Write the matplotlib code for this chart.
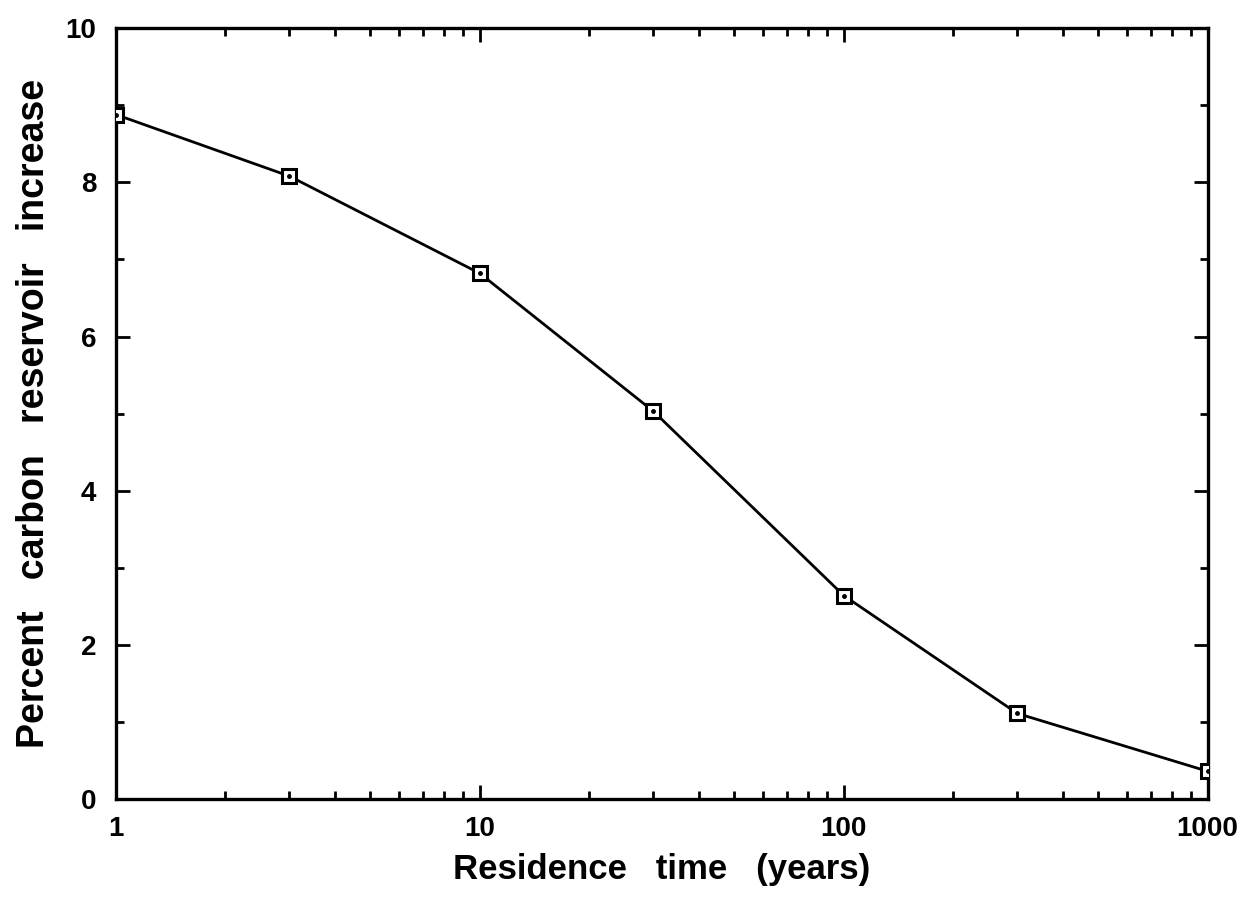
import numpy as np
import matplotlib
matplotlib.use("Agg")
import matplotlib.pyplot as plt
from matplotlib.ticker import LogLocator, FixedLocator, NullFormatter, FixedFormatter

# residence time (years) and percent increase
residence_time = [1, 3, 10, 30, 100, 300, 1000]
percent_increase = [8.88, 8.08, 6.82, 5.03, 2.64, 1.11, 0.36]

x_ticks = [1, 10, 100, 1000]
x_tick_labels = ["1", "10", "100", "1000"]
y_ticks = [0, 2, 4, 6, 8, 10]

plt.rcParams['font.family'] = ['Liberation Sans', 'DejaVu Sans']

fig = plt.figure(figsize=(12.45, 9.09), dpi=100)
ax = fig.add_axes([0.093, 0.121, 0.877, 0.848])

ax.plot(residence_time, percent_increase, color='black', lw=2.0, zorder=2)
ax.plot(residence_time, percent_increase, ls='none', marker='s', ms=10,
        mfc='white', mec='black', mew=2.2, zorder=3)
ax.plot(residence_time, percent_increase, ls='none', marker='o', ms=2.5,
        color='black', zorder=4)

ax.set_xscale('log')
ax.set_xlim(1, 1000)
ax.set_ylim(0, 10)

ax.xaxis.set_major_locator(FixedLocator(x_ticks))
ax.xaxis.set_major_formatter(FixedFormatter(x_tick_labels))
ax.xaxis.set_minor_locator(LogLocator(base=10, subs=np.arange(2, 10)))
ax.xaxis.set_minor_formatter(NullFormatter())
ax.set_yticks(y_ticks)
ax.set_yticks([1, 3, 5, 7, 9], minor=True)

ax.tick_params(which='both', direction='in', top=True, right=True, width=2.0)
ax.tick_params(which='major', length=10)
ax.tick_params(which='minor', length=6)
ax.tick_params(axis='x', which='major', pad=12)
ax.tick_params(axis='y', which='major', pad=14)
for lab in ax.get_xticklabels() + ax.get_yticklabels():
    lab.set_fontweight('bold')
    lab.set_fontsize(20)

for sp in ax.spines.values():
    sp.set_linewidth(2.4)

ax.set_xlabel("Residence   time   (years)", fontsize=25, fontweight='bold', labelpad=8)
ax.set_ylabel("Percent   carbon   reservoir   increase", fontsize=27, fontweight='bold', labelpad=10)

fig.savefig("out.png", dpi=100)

------------

Exercise goal:
Every line from the top of the material above through the line with "ax = fig.add_axes([0.093, 0.121, 0.877, 0.848])" should be duplicated exactly, please; leave out the pictures.

Result below:
Write the matplotlib code for this chart.
import numpy as np
import matplotlib
matplotlib.use("Agg")
import matplotlib.pyplot as plt
from matplotlib.ticker import LogLocator, FixedLocator, NullFormatter, FixedFormatter

# residence time (years) and percent increase
residence_time = [1, 3, 10, 30, 100, 300, 1000]
percent_increase = [8.88, 8.08, 6.82, 5.03, 2.64, 1.11, 0.36]

x_ticks = [1, 10, 100, 1000]
x_tick_labels = ["1", "10", "100", "1000"]
y_ticks = [0, 2, 4, 6, 8, 10]

plt.rcParams['font.family'] = ['Liberation Sans', 'DejaVu Sans']

fig = plt.figure(figsize=(12.45, 9.09), dpi=100)
ax = fig.add_axes([0.093, 0.121, 0.877, 0.848])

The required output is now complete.